Source material>
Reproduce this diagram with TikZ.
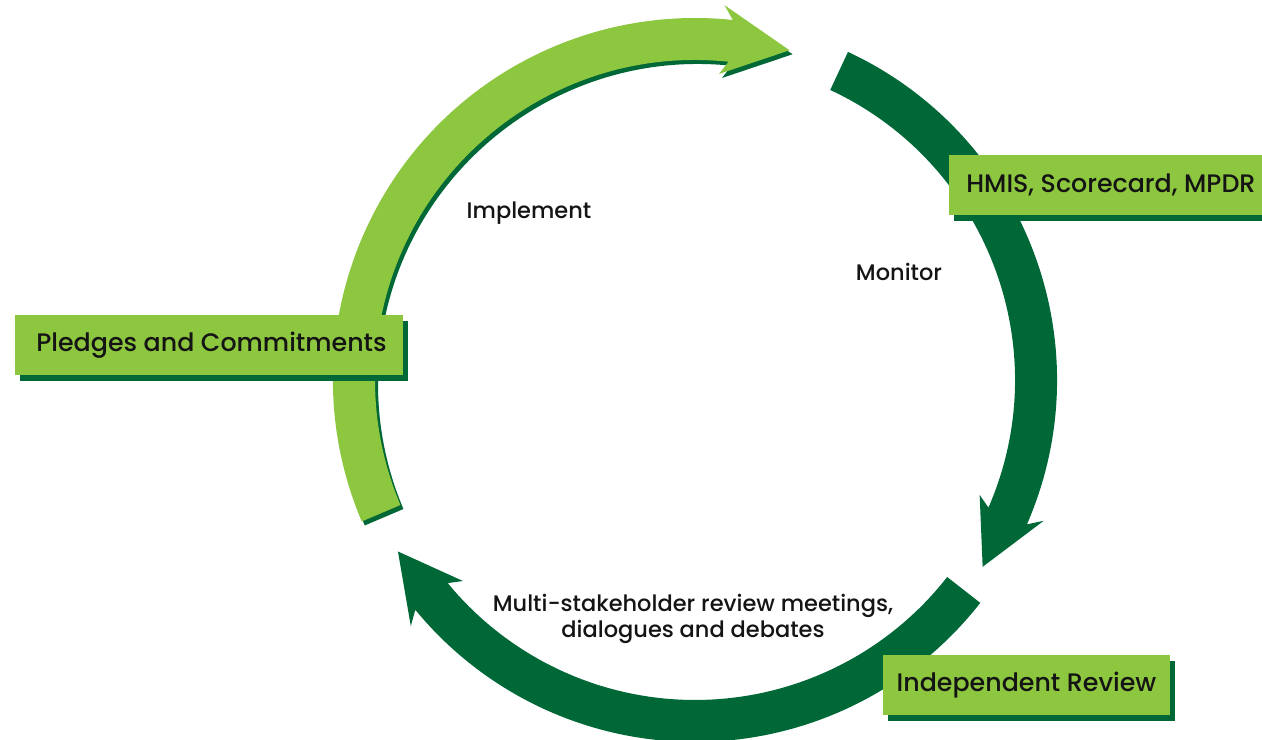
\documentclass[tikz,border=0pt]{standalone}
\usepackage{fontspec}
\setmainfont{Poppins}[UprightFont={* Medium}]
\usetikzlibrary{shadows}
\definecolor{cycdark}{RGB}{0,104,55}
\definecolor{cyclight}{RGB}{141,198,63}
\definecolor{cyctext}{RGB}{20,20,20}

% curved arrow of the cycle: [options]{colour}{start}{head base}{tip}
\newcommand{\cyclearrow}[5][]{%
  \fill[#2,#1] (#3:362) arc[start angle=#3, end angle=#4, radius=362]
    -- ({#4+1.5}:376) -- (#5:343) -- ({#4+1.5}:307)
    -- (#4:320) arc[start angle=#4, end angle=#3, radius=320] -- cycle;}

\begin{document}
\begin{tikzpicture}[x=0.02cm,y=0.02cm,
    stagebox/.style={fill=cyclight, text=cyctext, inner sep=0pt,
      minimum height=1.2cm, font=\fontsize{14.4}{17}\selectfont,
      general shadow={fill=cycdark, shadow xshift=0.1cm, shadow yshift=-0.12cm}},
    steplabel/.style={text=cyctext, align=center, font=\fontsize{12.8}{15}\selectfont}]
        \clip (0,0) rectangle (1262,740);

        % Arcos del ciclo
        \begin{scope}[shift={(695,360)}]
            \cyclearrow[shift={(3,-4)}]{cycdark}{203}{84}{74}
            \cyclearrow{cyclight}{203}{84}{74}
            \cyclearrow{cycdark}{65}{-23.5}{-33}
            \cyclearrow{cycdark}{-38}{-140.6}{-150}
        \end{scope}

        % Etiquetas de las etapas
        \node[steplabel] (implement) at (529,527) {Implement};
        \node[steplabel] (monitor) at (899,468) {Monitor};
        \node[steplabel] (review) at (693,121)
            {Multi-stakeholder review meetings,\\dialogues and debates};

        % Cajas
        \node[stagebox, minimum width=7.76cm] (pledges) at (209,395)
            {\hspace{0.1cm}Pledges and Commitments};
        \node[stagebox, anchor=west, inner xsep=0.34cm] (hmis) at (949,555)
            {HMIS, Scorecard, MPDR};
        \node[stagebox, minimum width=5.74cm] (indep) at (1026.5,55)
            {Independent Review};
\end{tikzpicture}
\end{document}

Instruction> Please restate the material above line by line, exactly, beginning at its first line and ending with the line that contains "-- (#4:320) arc[start", without any pictures.

The reply>
Reproduce this diagram with TikZ.
\documentclass[tikz,border=0pt]{standalone}
\usepackage{fontspec}
\setmainfont{Poppins}[UprightFont={* Medium}]
\usetikzlibrary{shadows}
\definecolor{cycdark}{RGB}{0,104,55}
\definecolor{cyclight}{RGB}{141,198,63}
\definecolor{cyctext}{RGB}{20,20,20}

% curved arrow of the cycle: [options]{colour}{start}{head base}{tip}
\newcommand{\cyclearrow}[5][]{%
  \fill[#2,#1] (#3:362) arc[start angle=#3, end angle=#4, radius=362]
    -- ({#4+1.5}:376) -- (#5:343) -- ({#4+1.5}:307)
    -- (#4:320) arc[start angle=#4, end angle=#3, radius=320] -- cycle;}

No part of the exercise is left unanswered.